Tomatoes (Solanum lycopersicum) are a nutrient-dense food, rich in vitamins, minerals, phytochemicals, and antioxidants. These include:

  • lycopene
  • lutein
  • potassium
  • carotene
  • vitamin A
  • vitamin C
  • folic acid

A nutritional deficiency caused by dieting or restricted eating could result in a craving for tomatoes or tomato-based products.

Cravings for many foods, including tomatoes, are during pregnancy. While there’s no definitive explanation for why pregnancy cravings of any kind occur, they may be caused by hormonal changes or nutritional deficits.

Food cravings, including tomatophagia, may be a side-effect of iron deficiency anemia. This is a condition caused by an inadequate amount of healthy red blood cells. Symptoms of iron deficiency anemia include:

  • exhaustion
  • weakness
  • pale skin
  • cold feet and hands

Make an appointment with your doctor if you think you have an iron deficiency. You should not try to treat iron deficiency on your own by taking iron supplements. This is because taking too much iron can be damaging to the liver.

If you're pregnant and craving tomatoes, you may have a nutritional deficiency. Talk to your OB/GYN about your current diet to determine if modification is needed. It’s always a good idea to supplement your diet with a prenatal vitamin during pregnancy.
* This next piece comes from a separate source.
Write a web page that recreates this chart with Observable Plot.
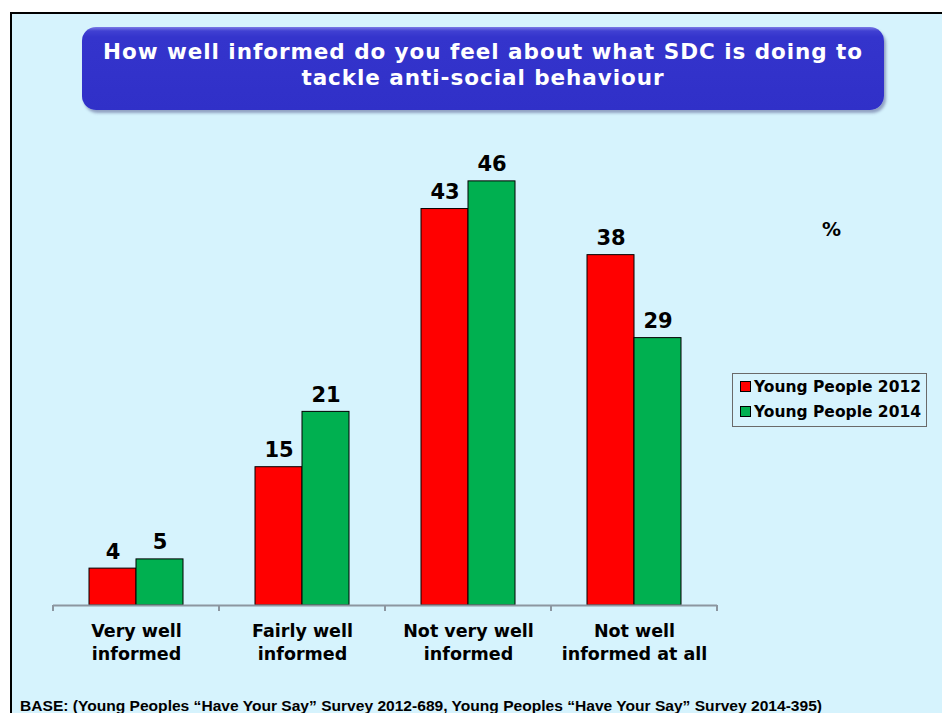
<!DOCTYPE html>
<html>
<head>
<meta charset="utf-8">
<script src="https://cdn.jsdelivr.net/npm/d3@7"></script>
<script src="https://cdn.jsdelivr.net/npm/@observablehq/plot@0.6"></script>
<style>
  html, body { margin: 0; padding: 0; background: #ffffff; }
  body { width: 942px; height: 713px; position: relative; overflow: hidden; font-family: "DejaVu Sans", Verdana, sans-serif; }
  #panel { position: absolute; left: 10px; top: 12px; right: -4px; bottom: -4px; background: #d6f3fd; border-top: 2px solid #000; border-left: 2px solid #000; }
  #titlebox { position: absolute; left: 82px; top: 27px; width: 802px; height: 83px; border-radius: 14px;
    background: linear-gradient(to bottom, #7a7ae6 0px, #4040d2 4px, #3434cc 10px, #3030c8 100%);
    box-shadow: 2px 3px 3px rgba(60,60,120,0.45); color: #fff; font-weight: bold; font-size: 21.5px; letter-spacing: 0.95px; text-align: center; line-height: 26px; box-sizing: border-box; padding-top: 12px; }
  #chart { position: absolute; left: 0; top: 0; }
  #pct { position: absolute; left: 822px; top: 218px; font-weight: bold; font-size: 19px; color: #000; }
  #legend { position: absolute; left: 732px; top: 373px; width: 195px; height: 54px; border: 1px solid #6a6a6a; box-sizing: border-box; font-weight: bold; font-size: 15.5px; color: #000; }
  .li { position: absolute; left: 7px; height: 20px; line-height: 20px; white-space: nowrap; }
  .sw { display: inline-block; width: 9px; height: 9px; border: 1px solid #000; margin-right: 3px; vertical-align: 0px; }
  #base { position: absolute; left: 20px; top: 698px; font-family: "Liberation Sans Narrow", "Liberation Sans", sans-serif; font-weight: bold; font-size: 14px; color: #000; white-space: nowrap; transform-origin: 0 0; }
</style>
</head>
<body>
<div id="panel"></div>
<div id="titlebox">How well informed do you feel about what SDC is doing to<br>tackle anti-social behaviour</div>
<div id="chart"></div>
<div id="pct">%</div>
<div id="legend"></div>
<div id="base">BASE: (Young Peoples “Have Your Say” Survey 2012-689, Young Peoples “Have Your Say” Survey 2014-395)</div>
<script>
const categories = ["Very well informed", "Fairly well informed", "Not very well informed", "Not well informed at all"];
const categoryLabels = ["Very well\ninformed", "Fairly well\ninformed", "Not very well\ninformed", "Not well\ninformed at all"];
const years = ["2012", "2014"];
const seriesLabels = ["Young People 2012", "Young People 2014"];
const values2012 = [4, 15, 43, 38];
const values2014 = [5, 21, 46, 29];
const colors = ["#ff0000", "#00b050"];

const data = [];
categories.forEach((c, i) => {
  data.push({cat: c, year: years[0], value: values2012[i]});
  data.push({cat: c, year: years[1], value: values2014[i]});
});
const labelRows = categories.map((c, i) => ({cat: c, label: categoryLabels[i]}));

const plot = Plot.plot({
  width: 942,
  height: 713,
  marginLeft: 52,
  marginRight: 225,
  marginTop: 144,
  marginBottom: 108,
  style: {background: "transparent", fontFamily: "DejaVu Sans, Verdana, sans-serif", overflow: "visible"},
  fx: {domain: categories, padding: 0, axis: null},
  x: {domain: years, paddingInner: 0, paddingOuter: 0.732, axis: null},
  y: {domain: [0, 50], axis: null},
  color: {domain: years, range: colors},
  marks: [
    Plot.barY(data, {fx: "cat", x: "year", y: "value", fill: "year", stroke: "#000", strokeWidth: 1}),
    Plot.ruleY([0], {stroke: "#8c96a0", strokeWidth: 2}),
    Plot.text(data, {fx: "cat", x: "year", y: "value", text: d => String(d.value), dy: -10, lineAnchor: "bottom", fontSize: 21, fontWeight: "bold", fill: "#000", letterSpacing: 0.5}),
    Plot.text(labelRows, {fx: "cat", frameAnchor: "bottom", text: "label", dy: 15, lineAnchor: "top", lineHeight: 1.33, fontSize: 17.5, fontWeight: "bold", fill: "#000", letterSpacing: 0.55})
  ]
});
document.getElementById("chart").appendChild(plot);

// facet boundary ticks on the baseline, positioned from the fx scale
const fx = plot.scale("fx");
const ys = plot.scale("y");
const y0 = ys.apply(0);
const svg = d3.select(plot.tagName.toLowerCase() === "svg" ? plot : plot.querySelector("svg"));
const edges = categories.map(c => fx.apply(c));
edges.push(fx.apply(categories[categories.length - 1]) + fx.bandwidth);
svg.append("g").selectAll("line").data(edges).join("line")
  .attr("x1", d => d).attr("x2", d => d)
  .attr("y1", y0).attr("y2", y0 + 6)
  .attr("stroke", "#8c96a0").attr("stroke-width", 2);

// legend
const legend = d3.select("#legend");
seriesLabels.forEach((s, i) => {
  const item = legend.append("div").attr("class", "li").style("top", (3 + i * 25) + "px");
  item.append("span").attr("class", "sw").style("background", colors[i]);
  item.append("span").text(s);
});

// stretch the condensed base note to the reference width
const base = document.getElementById("base");
const bw = base.getBoundingClientRect().width;
base.style.transform = "scaleX(" + (802 / bw) + ")";
</script>
</body>
</html>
These are typically high in folate, a very important nutrient found in tomatoes.

You should also see a doctor if you’re eating a lot of tomatoes and you develop yellow skin on the palms of your hands and the soles of your feet. This may be carotenemia or lycopenemia, two conditions that are caused by eating too many foods that contain carotene.

If there’s no underlying medical cause for your craving of tomatoes, there are things you can try on your own, to help reduce these cravings:

  • Keep a food diary. Make sure to list everything you eat and drink, including the amounts. This can help you find patterns in your diet and symptoms.
  • Eat a balanced diet. This will ensure that you’re getting enough nutrients and prevent deficiencies.
  • Eat other foods that have the same nutrients found in tomatoes. This will help you avoid carotenemia or lycopenemia, while contributing to a well-rounded diet.

Foods that contain vitamin C and A include:

  • oranges
  • apples
  • red peppers
  • green peppers
  • kiwi fruit
  • strawberries
  • papaya
  • guava fruit

To increase potassium, try:

  • bananas
  • sweet potatoes
  • white potatoes
  • watermelon
  • spinach
  • beets
  • white beans

Tomatophagia may be caused by an underlying condition, such as iron deficiency anemia. Eating too many tomatoes or tomato-based products can also result in lycopenemia or carotenemia.

If you’re eating too many tomatoes, it’s important to be checked out by your doctor to rule out any underlying medical cause. Nutritional deficiencies may also cause this food craving. Talk to your doctor or a nutritionist if you’re craving tomatoes to excess, especially if you’re pregnant.